Vita preSherlockiana 

        Don Izban was born in northwest Chicago where he attended St. Hyacinth grade school in a Polish parish. He “endured Polish language lessons an hour each day” at school, but his parents, born in this country, didn’t speak Polish. His mother’s parents were from Poland and spoke the language, but the rest of his family “were Yankee Doodle Dandy.” Izban has been known “to know Polish” on occasion — like the time he recited Vincent Starrett’s poem, 221b, ‘in Polish’ during a Scotland Yarder meeting. 
        The future cardinal deigned not to be an altar boy at St. Hyacinth because he “wasn’t game for getting up early or tying up Saturday nights for novenas, and the like.” 
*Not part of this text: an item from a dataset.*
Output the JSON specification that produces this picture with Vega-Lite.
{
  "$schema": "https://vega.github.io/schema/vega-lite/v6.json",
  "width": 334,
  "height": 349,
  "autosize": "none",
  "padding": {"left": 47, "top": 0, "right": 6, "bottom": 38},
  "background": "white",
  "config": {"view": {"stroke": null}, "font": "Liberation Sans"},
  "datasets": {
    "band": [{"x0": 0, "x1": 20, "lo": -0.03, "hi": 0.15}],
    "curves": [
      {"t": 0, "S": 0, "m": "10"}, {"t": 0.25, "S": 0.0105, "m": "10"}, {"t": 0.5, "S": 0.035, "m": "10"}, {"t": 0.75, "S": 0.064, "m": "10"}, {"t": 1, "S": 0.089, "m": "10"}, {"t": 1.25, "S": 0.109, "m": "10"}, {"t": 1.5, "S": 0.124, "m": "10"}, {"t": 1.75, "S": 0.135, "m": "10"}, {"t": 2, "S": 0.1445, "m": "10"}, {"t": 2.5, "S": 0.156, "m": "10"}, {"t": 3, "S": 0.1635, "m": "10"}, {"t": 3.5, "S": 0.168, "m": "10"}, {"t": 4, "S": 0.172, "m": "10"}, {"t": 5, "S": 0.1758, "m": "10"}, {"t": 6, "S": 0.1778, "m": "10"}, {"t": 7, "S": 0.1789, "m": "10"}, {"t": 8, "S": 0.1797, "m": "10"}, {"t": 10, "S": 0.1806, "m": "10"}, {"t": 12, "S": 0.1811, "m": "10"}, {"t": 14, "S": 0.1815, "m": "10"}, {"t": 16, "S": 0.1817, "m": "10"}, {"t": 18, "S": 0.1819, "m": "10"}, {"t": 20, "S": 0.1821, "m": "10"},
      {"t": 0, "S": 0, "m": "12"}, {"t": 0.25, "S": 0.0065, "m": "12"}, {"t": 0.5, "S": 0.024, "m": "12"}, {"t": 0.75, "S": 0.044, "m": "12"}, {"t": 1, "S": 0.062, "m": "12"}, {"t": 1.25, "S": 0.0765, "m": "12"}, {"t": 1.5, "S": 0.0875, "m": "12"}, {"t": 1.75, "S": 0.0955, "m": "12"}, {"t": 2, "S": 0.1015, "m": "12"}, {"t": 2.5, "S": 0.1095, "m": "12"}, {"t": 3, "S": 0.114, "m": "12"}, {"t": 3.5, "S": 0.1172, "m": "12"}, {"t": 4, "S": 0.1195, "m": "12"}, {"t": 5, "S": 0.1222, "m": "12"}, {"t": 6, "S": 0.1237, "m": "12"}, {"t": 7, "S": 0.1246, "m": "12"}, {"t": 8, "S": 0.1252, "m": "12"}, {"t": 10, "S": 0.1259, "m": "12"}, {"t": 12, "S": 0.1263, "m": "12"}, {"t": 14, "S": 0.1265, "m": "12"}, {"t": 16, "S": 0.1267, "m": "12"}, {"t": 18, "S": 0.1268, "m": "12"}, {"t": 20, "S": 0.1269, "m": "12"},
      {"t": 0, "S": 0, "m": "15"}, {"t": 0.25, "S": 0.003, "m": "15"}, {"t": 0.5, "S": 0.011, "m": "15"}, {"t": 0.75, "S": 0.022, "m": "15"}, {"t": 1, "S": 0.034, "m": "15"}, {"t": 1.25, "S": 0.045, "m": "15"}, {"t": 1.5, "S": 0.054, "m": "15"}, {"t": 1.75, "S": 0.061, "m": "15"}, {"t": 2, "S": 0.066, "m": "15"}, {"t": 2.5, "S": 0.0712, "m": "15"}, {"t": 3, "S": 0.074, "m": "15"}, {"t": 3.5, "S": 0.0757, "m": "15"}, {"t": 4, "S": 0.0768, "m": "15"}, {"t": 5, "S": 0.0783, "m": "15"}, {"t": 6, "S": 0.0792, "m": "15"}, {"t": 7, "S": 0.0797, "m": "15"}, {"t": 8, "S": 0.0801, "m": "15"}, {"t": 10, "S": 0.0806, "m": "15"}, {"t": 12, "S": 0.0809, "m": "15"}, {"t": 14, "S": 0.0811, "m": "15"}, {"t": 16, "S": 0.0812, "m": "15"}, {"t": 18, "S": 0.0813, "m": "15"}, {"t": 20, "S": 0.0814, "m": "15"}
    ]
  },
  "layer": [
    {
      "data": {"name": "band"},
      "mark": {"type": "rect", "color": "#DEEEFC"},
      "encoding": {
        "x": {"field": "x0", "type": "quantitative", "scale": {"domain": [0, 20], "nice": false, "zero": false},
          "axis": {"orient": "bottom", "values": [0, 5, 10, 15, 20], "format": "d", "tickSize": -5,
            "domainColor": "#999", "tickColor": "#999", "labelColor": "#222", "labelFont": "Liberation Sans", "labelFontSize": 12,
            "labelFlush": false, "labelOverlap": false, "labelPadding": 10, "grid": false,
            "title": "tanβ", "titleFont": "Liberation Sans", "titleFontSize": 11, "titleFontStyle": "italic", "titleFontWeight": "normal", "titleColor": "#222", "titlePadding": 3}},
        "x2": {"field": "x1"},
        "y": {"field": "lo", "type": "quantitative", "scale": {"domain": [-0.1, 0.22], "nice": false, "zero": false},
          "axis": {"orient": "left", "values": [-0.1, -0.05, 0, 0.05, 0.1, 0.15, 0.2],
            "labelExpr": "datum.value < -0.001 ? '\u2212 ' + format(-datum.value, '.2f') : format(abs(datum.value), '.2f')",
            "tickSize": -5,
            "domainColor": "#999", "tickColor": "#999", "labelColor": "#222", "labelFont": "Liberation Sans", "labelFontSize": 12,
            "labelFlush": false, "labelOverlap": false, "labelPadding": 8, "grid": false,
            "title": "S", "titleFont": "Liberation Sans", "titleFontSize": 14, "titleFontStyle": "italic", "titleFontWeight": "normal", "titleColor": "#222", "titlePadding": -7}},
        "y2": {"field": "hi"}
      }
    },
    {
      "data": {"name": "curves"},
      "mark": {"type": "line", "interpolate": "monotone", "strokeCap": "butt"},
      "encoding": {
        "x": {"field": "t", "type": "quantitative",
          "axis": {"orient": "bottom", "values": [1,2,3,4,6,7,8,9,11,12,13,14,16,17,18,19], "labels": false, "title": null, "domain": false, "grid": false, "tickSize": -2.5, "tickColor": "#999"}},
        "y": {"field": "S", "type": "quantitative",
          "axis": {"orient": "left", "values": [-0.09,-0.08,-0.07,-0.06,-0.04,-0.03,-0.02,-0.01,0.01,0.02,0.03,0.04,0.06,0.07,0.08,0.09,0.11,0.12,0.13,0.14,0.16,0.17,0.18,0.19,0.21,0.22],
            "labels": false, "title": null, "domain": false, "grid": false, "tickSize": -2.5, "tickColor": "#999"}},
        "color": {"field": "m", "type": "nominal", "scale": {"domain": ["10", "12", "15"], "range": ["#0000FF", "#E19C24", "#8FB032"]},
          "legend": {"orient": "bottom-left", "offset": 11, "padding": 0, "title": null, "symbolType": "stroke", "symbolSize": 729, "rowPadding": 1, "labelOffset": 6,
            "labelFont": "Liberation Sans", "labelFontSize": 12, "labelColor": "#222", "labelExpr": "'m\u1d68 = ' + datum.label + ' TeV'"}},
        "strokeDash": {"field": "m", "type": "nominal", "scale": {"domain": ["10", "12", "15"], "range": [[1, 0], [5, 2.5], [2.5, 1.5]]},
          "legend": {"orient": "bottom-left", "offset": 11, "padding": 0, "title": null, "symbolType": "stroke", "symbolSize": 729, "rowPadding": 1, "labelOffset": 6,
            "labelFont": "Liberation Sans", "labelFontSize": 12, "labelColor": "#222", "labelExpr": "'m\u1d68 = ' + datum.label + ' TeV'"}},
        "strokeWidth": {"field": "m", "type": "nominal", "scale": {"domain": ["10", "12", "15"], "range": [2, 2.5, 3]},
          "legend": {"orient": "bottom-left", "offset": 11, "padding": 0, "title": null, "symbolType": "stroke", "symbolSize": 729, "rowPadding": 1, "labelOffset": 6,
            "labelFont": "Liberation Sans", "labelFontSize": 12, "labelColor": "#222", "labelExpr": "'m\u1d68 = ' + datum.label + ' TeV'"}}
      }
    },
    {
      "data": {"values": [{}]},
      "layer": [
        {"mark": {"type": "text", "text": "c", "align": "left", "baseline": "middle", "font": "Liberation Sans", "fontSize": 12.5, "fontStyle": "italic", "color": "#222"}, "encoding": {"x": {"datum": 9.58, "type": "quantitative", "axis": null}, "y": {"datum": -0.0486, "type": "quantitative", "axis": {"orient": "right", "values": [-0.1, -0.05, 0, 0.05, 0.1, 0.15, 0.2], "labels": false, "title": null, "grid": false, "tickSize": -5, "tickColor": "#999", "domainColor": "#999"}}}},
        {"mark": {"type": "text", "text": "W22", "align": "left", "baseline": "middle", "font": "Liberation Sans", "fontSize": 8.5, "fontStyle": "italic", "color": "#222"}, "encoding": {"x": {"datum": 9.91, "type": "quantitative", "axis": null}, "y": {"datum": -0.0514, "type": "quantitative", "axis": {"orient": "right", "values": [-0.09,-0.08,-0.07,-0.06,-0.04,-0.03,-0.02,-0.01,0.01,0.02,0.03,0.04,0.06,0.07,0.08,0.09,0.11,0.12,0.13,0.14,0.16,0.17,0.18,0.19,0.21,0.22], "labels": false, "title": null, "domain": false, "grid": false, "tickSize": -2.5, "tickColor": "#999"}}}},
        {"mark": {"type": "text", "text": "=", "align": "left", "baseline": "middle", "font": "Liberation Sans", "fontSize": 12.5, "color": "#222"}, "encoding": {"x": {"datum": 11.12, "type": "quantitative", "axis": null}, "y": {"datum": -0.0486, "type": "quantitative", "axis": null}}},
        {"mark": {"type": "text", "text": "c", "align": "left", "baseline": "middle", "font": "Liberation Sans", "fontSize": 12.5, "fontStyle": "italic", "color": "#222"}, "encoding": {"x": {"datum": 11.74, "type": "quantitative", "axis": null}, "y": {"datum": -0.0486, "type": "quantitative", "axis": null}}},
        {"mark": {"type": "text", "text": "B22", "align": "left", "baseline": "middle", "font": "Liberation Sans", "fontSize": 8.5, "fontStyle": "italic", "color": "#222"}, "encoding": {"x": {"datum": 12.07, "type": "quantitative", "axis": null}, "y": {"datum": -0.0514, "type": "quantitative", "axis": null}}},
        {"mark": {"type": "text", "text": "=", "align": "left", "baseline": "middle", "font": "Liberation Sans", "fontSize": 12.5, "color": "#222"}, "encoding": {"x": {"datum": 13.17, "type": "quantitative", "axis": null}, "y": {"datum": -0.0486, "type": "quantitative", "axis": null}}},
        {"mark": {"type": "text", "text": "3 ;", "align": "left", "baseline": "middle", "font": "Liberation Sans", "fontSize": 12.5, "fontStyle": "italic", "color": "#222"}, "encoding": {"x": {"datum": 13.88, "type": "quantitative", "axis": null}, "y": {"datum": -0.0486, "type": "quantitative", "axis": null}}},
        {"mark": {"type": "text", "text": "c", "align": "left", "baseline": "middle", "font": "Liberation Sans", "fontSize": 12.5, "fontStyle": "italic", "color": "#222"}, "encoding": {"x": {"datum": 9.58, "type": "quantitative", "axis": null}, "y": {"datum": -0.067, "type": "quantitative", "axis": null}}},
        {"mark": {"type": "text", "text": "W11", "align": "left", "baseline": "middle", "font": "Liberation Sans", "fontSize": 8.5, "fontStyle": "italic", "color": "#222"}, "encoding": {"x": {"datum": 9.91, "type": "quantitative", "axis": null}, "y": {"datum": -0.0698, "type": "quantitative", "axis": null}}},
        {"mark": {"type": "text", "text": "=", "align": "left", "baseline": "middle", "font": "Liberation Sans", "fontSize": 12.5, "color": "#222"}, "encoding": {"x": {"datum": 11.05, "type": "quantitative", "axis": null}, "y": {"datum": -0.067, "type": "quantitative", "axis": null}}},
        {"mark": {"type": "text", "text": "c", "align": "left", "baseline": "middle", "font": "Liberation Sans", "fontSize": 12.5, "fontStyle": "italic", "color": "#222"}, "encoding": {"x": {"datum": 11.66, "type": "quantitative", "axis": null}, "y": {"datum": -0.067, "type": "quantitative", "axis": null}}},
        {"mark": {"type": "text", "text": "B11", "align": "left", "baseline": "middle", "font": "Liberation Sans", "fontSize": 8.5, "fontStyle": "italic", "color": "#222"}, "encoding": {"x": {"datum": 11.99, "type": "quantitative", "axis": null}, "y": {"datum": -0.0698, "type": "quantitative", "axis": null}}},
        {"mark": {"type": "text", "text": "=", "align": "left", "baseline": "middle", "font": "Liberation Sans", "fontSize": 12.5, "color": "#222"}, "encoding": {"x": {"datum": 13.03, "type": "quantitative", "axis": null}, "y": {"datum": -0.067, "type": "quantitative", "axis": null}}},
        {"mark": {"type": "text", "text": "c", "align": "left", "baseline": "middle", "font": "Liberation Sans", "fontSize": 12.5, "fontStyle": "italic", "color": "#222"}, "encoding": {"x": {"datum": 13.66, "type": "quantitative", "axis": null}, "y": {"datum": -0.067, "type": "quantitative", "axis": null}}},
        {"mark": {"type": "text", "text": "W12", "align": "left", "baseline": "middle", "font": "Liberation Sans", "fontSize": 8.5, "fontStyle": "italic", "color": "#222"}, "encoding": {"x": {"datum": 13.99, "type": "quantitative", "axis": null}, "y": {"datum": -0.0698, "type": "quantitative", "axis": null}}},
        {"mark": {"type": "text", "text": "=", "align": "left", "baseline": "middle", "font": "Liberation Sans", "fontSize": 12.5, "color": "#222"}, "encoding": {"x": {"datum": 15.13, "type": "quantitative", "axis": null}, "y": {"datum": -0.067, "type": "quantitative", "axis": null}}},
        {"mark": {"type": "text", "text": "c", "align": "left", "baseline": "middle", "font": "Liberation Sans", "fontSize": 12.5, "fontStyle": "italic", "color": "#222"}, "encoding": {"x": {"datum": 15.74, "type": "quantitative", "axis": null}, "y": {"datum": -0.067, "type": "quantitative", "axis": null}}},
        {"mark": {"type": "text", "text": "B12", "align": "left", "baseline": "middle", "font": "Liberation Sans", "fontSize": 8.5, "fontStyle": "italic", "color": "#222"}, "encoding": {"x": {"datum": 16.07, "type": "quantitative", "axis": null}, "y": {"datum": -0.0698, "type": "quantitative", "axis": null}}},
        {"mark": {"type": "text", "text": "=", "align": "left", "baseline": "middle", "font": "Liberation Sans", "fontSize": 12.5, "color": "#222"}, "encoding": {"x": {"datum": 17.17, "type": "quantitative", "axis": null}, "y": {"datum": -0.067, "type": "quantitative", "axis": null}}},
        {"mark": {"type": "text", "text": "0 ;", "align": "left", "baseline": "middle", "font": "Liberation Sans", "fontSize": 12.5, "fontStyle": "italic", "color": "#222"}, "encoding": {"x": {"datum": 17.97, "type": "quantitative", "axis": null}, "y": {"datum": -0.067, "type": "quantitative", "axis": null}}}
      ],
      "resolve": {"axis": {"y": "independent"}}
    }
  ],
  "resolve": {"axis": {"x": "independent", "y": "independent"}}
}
        His father, a fireman, was his first life long influence. He died at a fire in 1955 at age 50 when Izban was going on 25. Don was an only child except for a brother who died of pneumonia when he was a baby. His mother was a full time homemaker. 
        He went to St. Mel’s, a westside Chicago military high school that  distinguished itself in sports by beating the state basketball champ in the annual city championship game. Izban’s 1949 graduation class of 321 was the school’s largest ever. The school was good training for him, says Izban. “It taught me to persevere, to be umble, to be patient and to ...” (at this point he pauses, apparently unable to speak because his tongue was too caught in his cheek for him to enunciate). Izban’s four year military unit at St. Mel’s was the best in Chicago, winning all the marching and close order drills 


  >>>>The drills helped him later in his Army career. While it didn’t make him an immediate officer    to begin as an officer one needs to take ROTC in college— it did make him squad leader in basic training because he knew the formations: close order drill, rifle, port arms, shoulder arms, etc. 
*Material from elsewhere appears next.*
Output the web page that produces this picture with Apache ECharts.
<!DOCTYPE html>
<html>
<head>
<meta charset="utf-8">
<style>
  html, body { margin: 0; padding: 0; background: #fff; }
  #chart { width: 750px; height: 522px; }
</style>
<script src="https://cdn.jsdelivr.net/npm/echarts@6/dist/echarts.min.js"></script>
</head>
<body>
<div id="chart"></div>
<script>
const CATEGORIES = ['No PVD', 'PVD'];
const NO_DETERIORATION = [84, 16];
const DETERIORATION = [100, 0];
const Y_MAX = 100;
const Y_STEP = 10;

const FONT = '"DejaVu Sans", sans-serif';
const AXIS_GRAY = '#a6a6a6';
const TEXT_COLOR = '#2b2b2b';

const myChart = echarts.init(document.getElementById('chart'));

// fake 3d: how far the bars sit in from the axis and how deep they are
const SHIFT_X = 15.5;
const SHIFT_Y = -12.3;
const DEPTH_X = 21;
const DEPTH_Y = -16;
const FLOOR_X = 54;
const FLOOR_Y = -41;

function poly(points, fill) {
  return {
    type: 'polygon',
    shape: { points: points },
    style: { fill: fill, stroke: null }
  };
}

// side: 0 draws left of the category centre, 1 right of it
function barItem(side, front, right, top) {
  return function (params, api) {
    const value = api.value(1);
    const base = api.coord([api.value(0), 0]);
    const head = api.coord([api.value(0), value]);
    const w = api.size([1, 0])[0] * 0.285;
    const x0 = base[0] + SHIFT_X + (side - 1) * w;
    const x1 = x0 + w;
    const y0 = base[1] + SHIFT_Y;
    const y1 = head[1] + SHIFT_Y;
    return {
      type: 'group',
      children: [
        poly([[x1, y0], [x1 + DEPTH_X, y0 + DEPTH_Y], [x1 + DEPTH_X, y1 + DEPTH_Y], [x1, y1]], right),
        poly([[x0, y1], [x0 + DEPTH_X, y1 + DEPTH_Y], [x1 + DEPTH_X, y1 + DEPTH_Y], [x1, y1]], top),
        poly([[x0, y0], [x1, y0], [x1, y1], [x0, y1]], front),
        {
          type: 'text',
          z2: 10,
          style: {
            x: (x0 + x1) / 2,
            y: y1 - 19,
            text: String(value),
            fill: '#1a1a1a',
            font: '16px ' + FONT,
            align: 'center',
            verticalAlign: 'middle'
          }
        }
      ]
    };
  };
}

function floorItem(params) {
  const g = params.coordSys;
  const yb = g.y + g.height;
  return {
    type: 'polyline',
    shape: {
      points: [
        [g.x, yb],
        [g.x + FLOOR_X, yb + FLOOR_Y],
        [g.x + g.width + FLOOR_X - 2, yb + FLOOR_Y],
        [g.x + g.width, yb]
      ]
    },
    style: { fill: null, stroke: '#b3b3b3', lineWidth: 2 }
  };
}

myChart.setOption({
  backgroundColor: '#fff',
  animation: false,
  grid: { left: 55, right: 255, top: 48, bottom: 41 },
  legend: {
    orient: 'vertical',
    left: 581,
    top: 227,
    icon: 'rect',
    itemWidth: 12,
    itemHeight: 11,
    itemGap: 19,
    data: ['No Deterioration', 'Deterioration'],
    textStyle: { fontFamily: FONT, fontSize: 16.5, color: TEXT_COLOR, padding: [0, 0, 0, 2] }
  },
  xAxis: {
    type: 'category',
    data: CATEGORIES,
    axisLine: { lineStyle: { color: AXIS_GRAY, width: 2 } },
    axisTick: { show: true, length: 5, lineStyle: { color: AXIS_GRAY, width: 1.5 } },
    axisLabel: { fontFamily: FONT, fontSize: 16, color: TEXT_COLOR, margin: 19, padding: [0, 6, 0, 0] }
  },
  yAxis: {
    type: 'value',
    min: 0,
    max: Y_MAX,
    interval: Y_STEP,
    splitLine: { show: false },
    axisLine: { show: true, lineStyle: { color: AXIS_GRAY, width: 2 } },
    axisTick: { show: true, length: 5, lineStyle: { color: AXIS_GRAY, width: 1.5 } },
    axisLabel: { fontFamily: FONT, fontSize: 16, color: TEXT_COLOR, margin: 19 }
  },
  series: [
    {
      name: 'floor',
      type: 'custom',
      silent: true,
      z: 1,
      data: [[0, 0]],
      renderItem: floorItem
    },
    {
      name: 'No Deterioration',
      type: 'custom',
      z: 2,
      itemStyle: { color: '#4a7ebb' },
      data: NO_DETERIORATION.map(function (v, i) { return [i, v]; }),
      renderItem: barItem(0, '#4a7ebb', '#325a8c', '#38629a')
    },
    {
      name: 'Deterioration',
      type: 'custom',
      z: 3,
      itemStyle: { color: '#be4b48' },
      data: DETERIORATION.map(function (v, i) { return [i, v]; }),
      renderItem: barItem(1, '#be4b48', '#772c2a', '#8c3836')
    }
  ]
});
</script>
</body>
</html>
         After graduation in 1949, Izban went to Loyola University, which is run by Jesuits. You attended Mass every Friday because “if you missed four, you were thrown out.” 
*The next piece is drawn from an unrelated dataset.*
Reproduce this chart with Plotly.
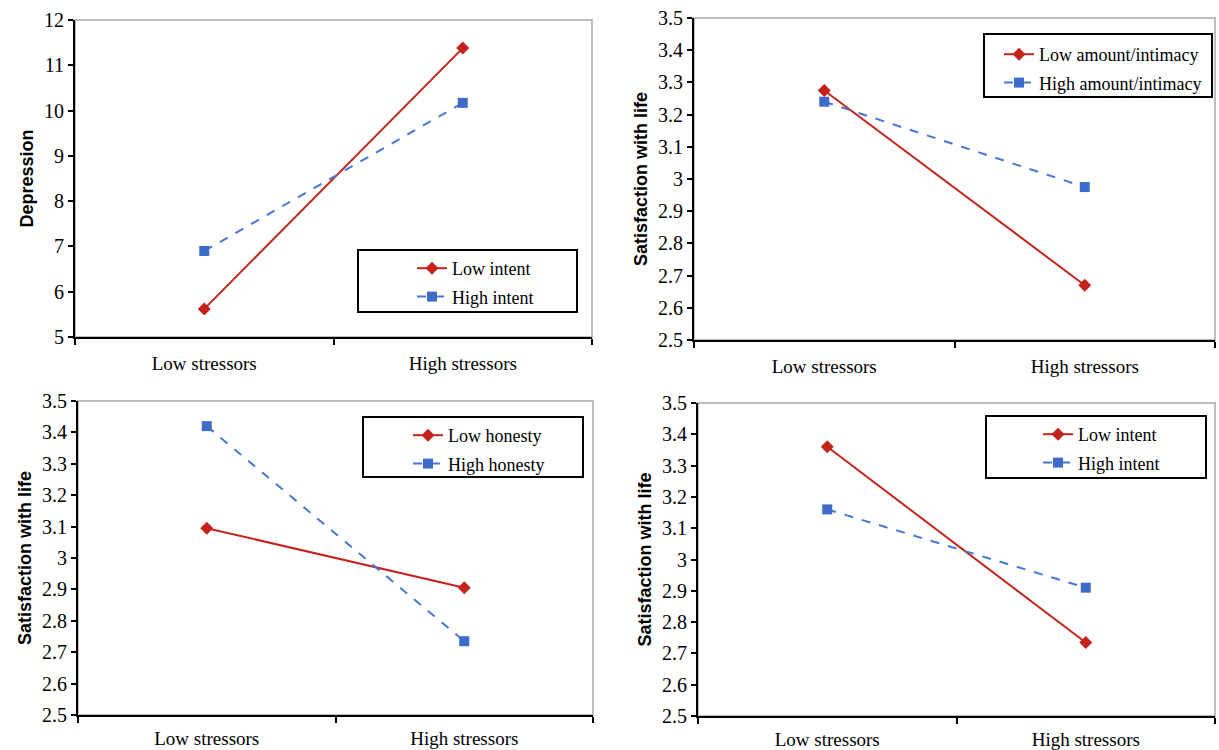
import plotly.graph_objects as go

W, H = 1219, 750

# ---------------- data ----------------
categories = ["Low stressors", "High stressors"]

p1_low_intent = [5.62, 11.38]
p1_high_intent = [6.90, 10.17]

p2_low_amount = [3.275, 2.67]
p2_high_amount = [3.24, 2.975]

p3_low_honesty = [3.095, 2.905]
p3_high_honesty = [3.42, 2.735]

p4_low_intent = [3.36, 2.735]
p4_high_intent = [3.16, 2.91]

dep_ticks = [5, 6, 7, 8, 9, 10, 11, 12]
swl_ticks = [2.5, 2.6, 2.7, 2.8, 2.9, 3.0, 3.1, 3.2, 3.3, 3.4, 3.5]
swl_ticktext = ["2.5", "2.6", "2.7", "2.8", "2.9", "3", "3.1", "3.2", "3.3", "3.4", "3.5"]

# ---------------- styling ----------------
RED = "#C4221B"
BLUE = "#4677D4"
BLUE_M = "#3E6BC8"
SERIF = "Liberation Serif, Times New Roman, serif"
SANS = "Liberation Sans, Arial, sans-serif"

# panel pixel boxes: (left, right, top, bottom)
panels = [
    (75, 592, 20, 337),
    (694, 1215, 18, 340),
    (78, 593, 401, 715),
    (698, 1215, 403, 716),
]

def px_x(v):
    return v / W

def px_y(v):
    return 1 - v / H

series = [
    ("Low intent", p1_low_intent, "High intent", p1_high_intent),
    ("Low amount/intimacy", p2_low_amount, "High amount/intimacy", p2_high_amount),
    ("Low honesty", p3_low_honesty, "High honesty", p3_high_honesty),
    ("Low intent", p4_low_intent, "High intent", p4_high_intent),
]

ytitles = ["Depression", "Satisfaction with life", "Satisfaction with life", "Satisfaction with life"]

# legend: (box left, box right, box top, box bottom, text start x, first item center y)
legends = [
    (358, 577, 250, 312, 452, 267),
    (984, 1212, 34, 97, 1039, 53),
    (363, 583, 417, 477, 448, 434),
    (986, 1206, 416, 478, 1078, 433),
]

fig = go.Figure()
shapes = []
layout = {}

for i, (p, s, yt, lg) in enumerate(zip(panels, series, ytitles, legends)):
    n = "" if i == 0 else str(i + 1)
    xa, ya = "x" + n, "y" + n
    lname = "legend" + n
    low_name, low_vals, high_name, high_vals = s
    fig.add_trace(go.Scatter(
        x=categories, y=low_vals, name=low_name, mode="lines+markers",
        line=dict(color=RED, width=2),
        marker=dict(symbol="diamond", size=10, color=RED),
        xaxis=xa, yaxis=ya, legend=lname, legendgroup=lname + "a",
    ))
    fig.add_trace(go.Scatter(
        x=categories, y=high_vals, name=high_name, mode="lines+markers",
        line=dict(color=BLUE, width=2, dash="dash"),
        marker=dict(symbol="square", size=10, color=BLUE_M),
        xaxis=xa, yaxis=ya, legend=lname, legendgroup=lname + "b",
    ))
    l, r, t, b = p
    if i == 0:
        yrange = [5, 12]
        tv, tt = dep_ticks, [str(v) for v in dep_ticks]
    else:
        yrange = [2.5, 3.5]
        tv, tt = swl_ticks, swl_ticktext
    layout["xaxis" + n] = dict(
        domain=[px_x(l), px_x(r)], anchor=ya, type="category",
        range=[-0.5, 1.5], tickson="boundaries", ticks="outside",
        ticklen=6, tickwidth=2, tickcolor="black",
        showline=True, linecolor="black", linewidth=2,
        showgrid=False, zeroline=False, automargin=False,
        tickfont=dict(family=SERIF, size=19, color="black"),
        ticklabelstandoff=8 if i < 2 else 5,
    )
    layout["yaxis" + n] = dict(
        domain=[px_y(b), px_y(t)], anchor=xa, range=yrange,
        tickvals=tv, ticktext=tt, ticks="outside", ticklen=5,
        tickwidth=1.5, tickcolor="black", automargin=False,
        showline=True, linecolor="black", linewidth=2,
        showgrid=False, zeroline=False,
        tickfont=dict(family=SERIF, size=20, color="black"),
        title=dict(text=yt, font=dict(family=SANS, size=18, color="black", weight="bold"), standoff=6),
    )
    # gray frame (top/right)
    shapes.append(dict(type="rect", xref=xa + " domain", yref=ya + " domain",
                       x0=0, x1=1, y0=0, y1=1, line=dict(color="#BDBDBD", width=2),
                       layer="below"))
    bl, br, bt, bb, tx, iy = lg
    shapes.append(dict(type="rect", xref="paper", yref="paper",
                       x0=px_x(bl), x1=px_x(br), y0=px_y(bb), y1=px_y(bt),
                       line=dict(color="black", width=2), fillcolor="rgba(0,0,0,0)"))
    layout[lname] = dict(
        x=px_x(tx - 40), y=px_y(iy - 17), xanchor="left", yanchor="top",
        bgcolor="rgba(0,0,0,0)", borderwidth=0,
        font=dict(family=SERIF, size=18, color="black"),
        tracegroupgap=2, traceorder="grouped",
    )

fig.update_layout(
    width=W, height=H,
    margin=dict(l=0, r=0, t=0, b=0, autoexpand=False),
    paper_bgcolor="white", plot_bgcolor="white",
    showlegend=True,
    shapes=shapes,
    **layout,
)

fig.write_html("out.html", config={"displayModeBar": False},
               post_script="document.body.style.margin='0';")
        Upon graduation he lost his Korean War deferment. He joined the Army in 
February 1954, taking basic training at Ft Leonard Wood in Missouri, then went  to Adjutant General School at Indianapolis where he was trained to be a secretary, studying shorthand five hours a day, English usage, and grammar. 
        “They had a cool way to make a student work,” says Izban, who can still read  shorthand. “If you refused to do the homework in barracks, you were disobeying  a military order, which meant a court martial. We took a four year shorthand course in two months. If you failed you went to Korea.” (The Korean War itself  lasted from June 25, 1950 to the signing of the cease fire on July 27, 1953. But troops remained for decades. President Carter almost withdrew them in the ’70s.) 
        Izban learned well and was assigned to First Army Headquarters at Governor’s Island in New York. He became secretary to the commander, Lt. General Thomas W. Herren. Herren influenced Izban more than anyone else he met in the Army.

The First Army was big, extending through all the northeastern states. It had a glorious military history, having been commanded by Black Jack Pershing and Omar Bradley. It had landed at both Omaha and Juneau Beach on D Day, and fought in the Battle of the Bulge. 
        When offered an early discharge after 21 months, Izban took it, leaving the Army in November 1955. He went to work for a bank for about a year before settling into a career (1957 1992) with Commerce Publishing House, the largest law publishers in the country with headquarters on Chicago’s west side.